Requirements: Return each line of the listing below, unchanged, and omit the images.
>> begin
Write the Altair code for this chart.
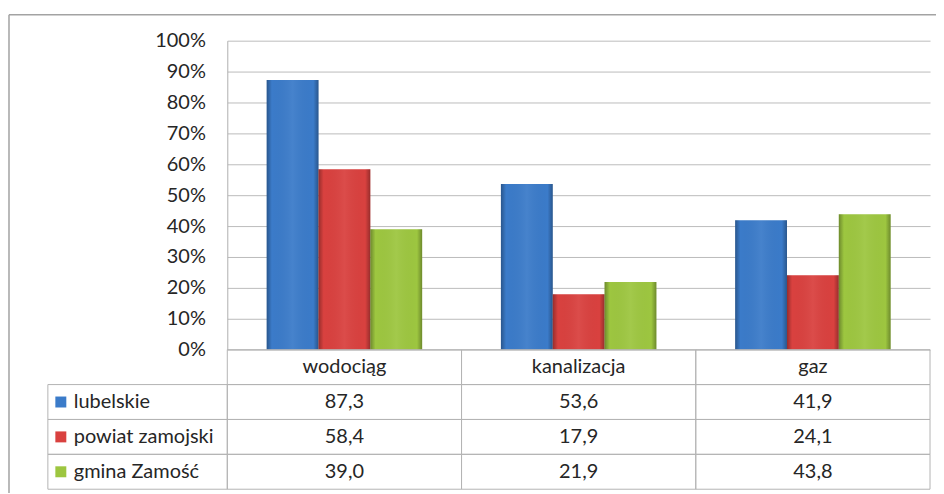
import altair as alt
import pandas as pd

# ---- data ----
categories = ["wodociąg", "kanalizacja", "gaz"]
series = ["lubelskie", "powiat zamojski", "gmina Zamość"]
lubelskie = [87.3, 53.6, 41.9]
powiat_zamojski = [58.4, 17.9, 24.1]
gmina_zamosc = [39.0, 21.9, 43.8]
series_values = [lubelskie, powiat_zamojski, gmina_zamosc]
series_colors = ["#3b7bc9", "#d9413f", "#9dc640"]
y_ticks = [0.0, 0.1, 0.2, 0.3, 0.4, 0.5, 0.6, 0.7, 0.8, 0.9, 1.0]
header_key = "nagłówek"

rows = []
for s, vals in zip(series, series_values):
    for c, v in zip(categories, vals):
        rows.append({"cat": c, "series": s, "row": s, "v": v})
df = pd.DataFrame(rows)

row_domain = [header_key] + series
header_df = pd.DataFrame({"cat": categories, "row": [header_key] * len(categories)})
cells_df = pd.DataFrame([{"cat": c, "row": r} for r in row_domain for c in categories])
names_df = pd.DataFrame({"row": series, "series": series})
one = pd.DataFrame({"k": [0]})

FONT = "Lato"
TXT = "#262626"
GRID = "#bcbcbc"
CELL = "#b4b4b4"
FS = 20

x_enc = alt.X("cat:N", scale=alt.Scale(domain=categories, paddingInner=0, paddingOuter=0), axis=None)
y_rows = alt.Y("row:N", scale=alt.Scale(type="band", domain=row_domain, range=[310, 450],
                                         paddingInner=0, paddingOuter=0), axis=None)
color_enc = alt.Color("series:N", scale=alt.Scale(domain=series, range=series_colors), legend=None)
xoff = alt.XOffset("series:N", scale=alt.Scale(domain=series, paddingInner=0, paddingOuter=0.76))

bars = alt.Chart(df).transform_calculate(p="datum.v / 100").mark_bar().encode(
    x=x_enc,
    xOffset=xoff,
    y=alt.Y("p:Q", scale=alt.Scale(domain=[0, 1], range=[310, 0]),
            axis=alt.Axis(values=y_ticks, format=".0%", grid=True, gridColor=GRID,
                          domainColor="#b0b0b0", ticks=False, tickSize=0, labelPadding=22,
                          labelFont=FONT, labelFontSize=FS, labelColor=TXT, title="")),
    color=color_enc,
)

shade = {
    "gradient": "linear", "x1": 0, "x2": 1, "y1": 0, "y2": 0,
    "stops": [
        {"offset": 0, "color": "rgba(0,0,0,0.30)"},
        {"offset": 0.10, "color": "rgba(0,0,0,0.0)"},
        {"offset": 0.5, "color": "rgba(255,255,255,0.06)"},
        {"offset": 0.90, "color": "rgba(0,0,0,0.0)"},
        {"offset": 1, "color": "rgba(0,0,0,0.30)"},
    ],
}
bars_shade = alt.Chart(df).transform_calculate(p="datum.v / 100").mark_bar(color=shade).encode(
    x=x_enc,
    xOffset=xoff,
    y=alt.Y("p:Q", scale=alt.Scale(domain=[0, 1], range=[310, 0]), axis=None),
)

cells = alt.Chart(cells_df).mark_rect(fillOpacity=0, stroke=CELL, strokeWidth=1).encode(
    x=x_enc, y=y_rows
)
left_cells = alt.Chart(names_df).mark_rect(fillOpacity=0, stroke=CELL, strokeWidth=1).encode(
    x=alt.value(-180), x2=alt.value(0), y=y_rows
)
header_text = alt.Chart(header_df).mark_text(font=FONT, fontSize=FS, color=TXT, baseline="middle").encode(
    x=x_enc, y=y_rows, text="cat:N"
)
value_text = alt.Chart(df).transform_calculate(
    lbl="replace(format(datum.v, '.1f'), '.', ',')"
).mark_text(font=FONT, fontSize=FS, color=TXT, baseline="middle").encode(
    x=x_enc, y=y_rows, text="lbl:N"
)
names_text = alt.Chart(names_df).mark_text(font=FONT, fontSize=FS, color=TXT, baseline="middle",
                                           align="left").encode(
    x=alt.value(-154), y=y_rows, text="series:N"
)
squares = alt.Chart(names_df).mark_square(size=121, opacity=1).encode(
    x=alt.value(-167), y=y_rows, color=color_enc
)
border_top = alt.Chart(one).mark_rule(color="#a3a3a3", strokeWidth=1.5).encode(
    x=alt.value(-219), x2=alt.value(712), y=alt.value(-26)
)
border_left = alt.Chart(one).mark_rule(color="#a3a3a3", strokeWidth=1.5).encode(
    x=alt.value(-219), y=alt.value(-26), y2=alt.value(460)
)

chart = alt.layer(
    bars, bars_shade, cells, left_cells, header_text, value_text, names_text, squares,
    border_top, border_left,
).resolve_scale(y="independent").properties(
    width=705, height=450,
    autosize=alt.AutoSizeParams(type="none"),
    padding={"left": 220, "top": 32, "right": 6, "bottom": 3},
    background="white",
).configure_view(strokeWidth=0)

chart.save("out.html", embed_options={"renderer": "svg", "actions": False})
>> end
Task result:
Write the Altair code for this chart.
import altair as alt
import pandas as pd

# ---- data ----
categories = ["wodociąg", "kanalizacja", "gaz"]
series = ["lubelskie", "powiat zamojski", "gmina Zamość"]
lubelskie = [87.3, 53.6, 41.9]
powiat_zamojski = [58.4, 17.9, 24.1]
gmina_zamosc = [39.0, 21.9, 43.8]
series_values = [lubelskie, powiat_zamojski, gmina_zamosc]
series_colors = ["#3b7bc9", "#d9413f", "#9dc640"]
y_ticks = [0.0, 0.1, 0.2, 0.3, 0.4, 0.5, 0.6, 0.7, 0.8, 0.9, 1.0]
header_key = "nagłówek"

rows = []
for s, vals in zip(series, series_values):
    for c, v in zip(categories, vals):
        rows.append({"cat": c, "series": s, "row": s, "v": v})
df = pd.DataFrame(rows)

row_domain = [header_key] + series
header_df = pd.DataFrame({"cat": categories, "row": [header_key] * len(categories)})
cells_df = pd.DataFrame([{"cat": c, "row": r} for r in row_domain for c in categories])
names_df = pd.DataFrame({"row": series, "series": series})
one = pd.DataFrame({"k": [0]})

FONT = "Lato"
TXT = "#262626"
GRID = "#bcbcbc"
CELL = "#b4b4b4"
FS = 20

x_enc = alt.X("cat:N", scale=alt.Scale(domain=categories, paddingInner=0, paddingOuter=0), axis=None)
y_rows = alt.Y("row:N", scale=alt.Scale(type="band", domain=row_domain, range=[310, 450],
                                         paddingInner=0, paddingOuter=0), axis=None)
color_enc = alt.Color("series:N", scale=alt.Scale(domain=series, range=series_colors), legend=None)
xoff = alt.XOffset("series:N", scale=alt.Scale(domain=series, paddingInner=0, paddingOuter=0.76))

bars = alt.Chart(df).transform_calculate(p="datum.v / 100").mark_bar().encode(
    x=x_enc,
    xOffset=xoff,
    y=alt.Y("p:Q", scale=alt.Scale(domain=[0, 1], range=[310, 0]),
            axis=alt.Axis(values=y_ticks, format=".0%", grid=True, gridColor=GRID,
                          domainColor="#b0b0b0", ticks=False, tickSize=0, labelPadding=22,
                          labelFont=FONT, labelFontSize=FS, labelColor=TXT, title="")),
    color=color_enc,
)

shade = {
    "gradient": "linear", "x1": 0, "x2": 1, "y1": 0, "y2": 0,
    "stops": [
        {"offset": 0, "color": "rgba(0,0,0,0.30)"},
        {"offset": 0.10, "color": "rgba(0,0,0,0.0)"},
        {"offset": 0.5, "color": "rgba(255,255,255,0.06)"},
        {"offset": 0.90, "color": "rgba(0,0,0,0.0)"},
        {"offset": 1, "color": "rgba(0,0,0,0.30)"},
    ],
}
bars_shade = alt.Chart(df).transform_calculate(p="datum.v / 100").mark_bar(color=shade).encode(
    x=x_enc,
    xOffset=xoff,
    y=alt.Y("p:Q", scale=alt.Scale(domain=[0, 1], range=[310, 0]), axis=None),
)

cells = alt.Chart(cells_df).mark_rect(fillOpacity=0, stroke=CELL, strokeWidth=1).encode(
    x=x_enc, y=y_rows
)
left_cells = alt.Chart(names_df).mark_rect(fillOpacity=0, stroke=CELL, strokeWidth=1).encode(
    x=alt.value(-180), x2=alt.value(0), y=y_rows
)
header_text = alt.Chart(header_df).mark_text(font=FONT, fontSize=FS, color=TXT, baseline="middle").encode(
    x=x_enc, y=y_rows, text="cat:N"
)
value_text = alt.Chart(df).transform_calculate(
    lbl="replace(format(datum.v, '.1f'), '.', ',')"
).mark_text(font=FONT, fontSize=FS, color=TXT, baseline="middle").encode(
    x=x_enc, y=y_rows, text="lbl:N"
)
names_text = alt.Chart(names_df).mark_text(font=FONT, fontSize=FS, color=TXT, baseline="middle",
                                           align="left").encode(
    x=alt.value(-154), y=y_rows, text="series:N"
)
squares = alt.Chart(names_df).mark_square(size=121, opacity=1).encode(
    x=alt.value(-167), y=y_rows, color=color_enc
)
border_top = alt.Chart(one).mark_rule(color="#a3a3a3", strokeWidth=1.5).encode(
    x=alt.value(-219), x2=alt.value(712), y=alt.value(-26)
)
border_left = alt.Chart(one).mark_rule(color="#a3a3a3", strokeWidth=1.5).encode(
    x=alt.value(-219), y=alt.value(-26), y2=alt.value(460)
)

chart = alt.layer(
    bars, bars_shade, cells, left_cells, header_text, value_text, names_text, squares,
    border_top, border_left,
).resolve_scale(y="independent").properties(
    width=705, height=450,
    autosize=alt.AutoSizeParams(type="none"),
    padding={"left": 220, "top": 32, "right": 6, "bottom": 3},
    background="white",
).configure_view(strokeWidth=0)

chart.save("out.html", embed_options={"renderer": "svg", "actions": False})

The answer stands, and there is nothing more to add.